Circumventing Public Financing: The Canadian Experience

In reading Michael Ignatieff’s recent political autobiography, Fire and Ashes:  Success and Failure in Politics, about his six-year foray into electoral politics, I came across an important account of the breakdown of Canada’s system of publicly-financed elections, in ways that could easily be anticipated and that all pubic financing systems have to confront.

Canada, like most countries with public financing, imposed caps on election spending by the political parties during what is called “the election period,”  a defined period of time triggered by the Governor General’s announcement of the election.  That period varies from around 1-2 months.  But if political party spending is limited during the election period, an obvious alternative is for the parties to spend unlimited amounts of money before the formal election period begins.

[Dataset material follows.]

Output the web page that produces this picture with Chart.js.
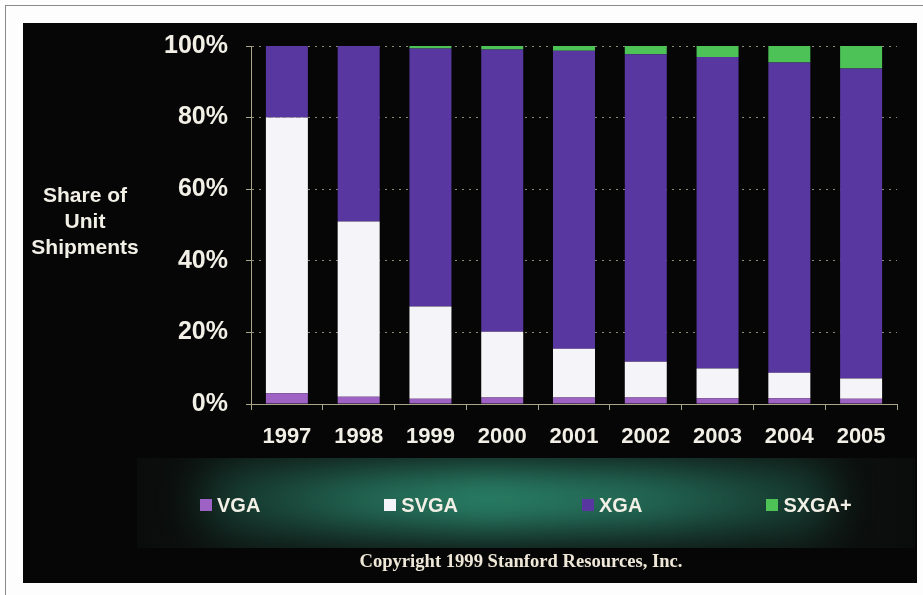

On Ignatieff’s account, that strategy is what successfully destroyed his effort, as the leader of the Liberal Party, to challenge the incumbent Conservative Party government, led by Stephen Harper, in the 2011 elections.  For two years leading up to the 2011 election, before the formal election period commenced, the Conservative Party ran two perfectly legal ads “over and over in what turned out to be the largest single campaign in Canadian history outside of an election period.”  The ads featured two phrases that became widely known:  “Michael Ignatieff.  Just Visiting.”  And “Michael Ignatieff.  He Didn’t Come Back For You.”  Ignatieff says the effect of these ads was immediate and devastating (though he accepts having other problems of his own); his poll numbers slid and his political colleagues viewed these ads as a “mortal blow.”  The Liberal Party didn’t have the money to respond and, as well, Ignatieff says, it wasn’t clear what kind of response would make the situation better rather than worse.

Why didn’t parties spend like this in the pre-election period before this most recent election?  Why did it take until 2009 before the permanent campaign came to Canada, in other words.  No reason, except that it just wasn’t done.  Yet once political actors, including parties, believe this approach will work and have the funds to implement it, they naturally escape campaign spending limits by shifting spending to the pre-election period.  And this kind of pressure is one public-financed systems similar in structure to the Canadian system — which is how most public-financing systems in Europe work — are going to be confronting more and more now.  These systems depend upon stringent regulation during “the election period,” a bounded and relatively short period of time, and then no regulation on spending outside that period.  If pre-election spending can dramatically shape election outcomes, though, will public financing with election-period spending limits remain viable?

Ignatieff, not surprisingly, concludes more regulation is necessary:  “I would advocate a ban on party advertising outside of election times” (he also advocates libel laws to punish “the worst lies” in election ads).  But once regulation moves outside of something clearly defined as a discrete “election period,” the issues become much murkier:  does Ignatieff advocate banning all party spending in support or against candidates at all times?  Or does he envision such a ban starting only a certain number of years after the most recent election, say 2-3 years, in anticipation of the next general election?  Keep in mind that these Conservative Party opposition ads starting running two years before the 2011 election.

I raise all this not to criticize public financing, which I believe remains the most plausible option for those seeking to limit the role of large disparities of wealth in elections.  But proposals for public financing have to recognize realities about how money will inevitably be spent outside the regulatory system, or what the costs of extending that system further and further in time and scope would be.  And I wonder whether this recent experience in Canada will be a precursor to the unraveling of public-financing systems in other countries.

By the way:  Michael Ignatieff is back teaching full-time at Harvard University.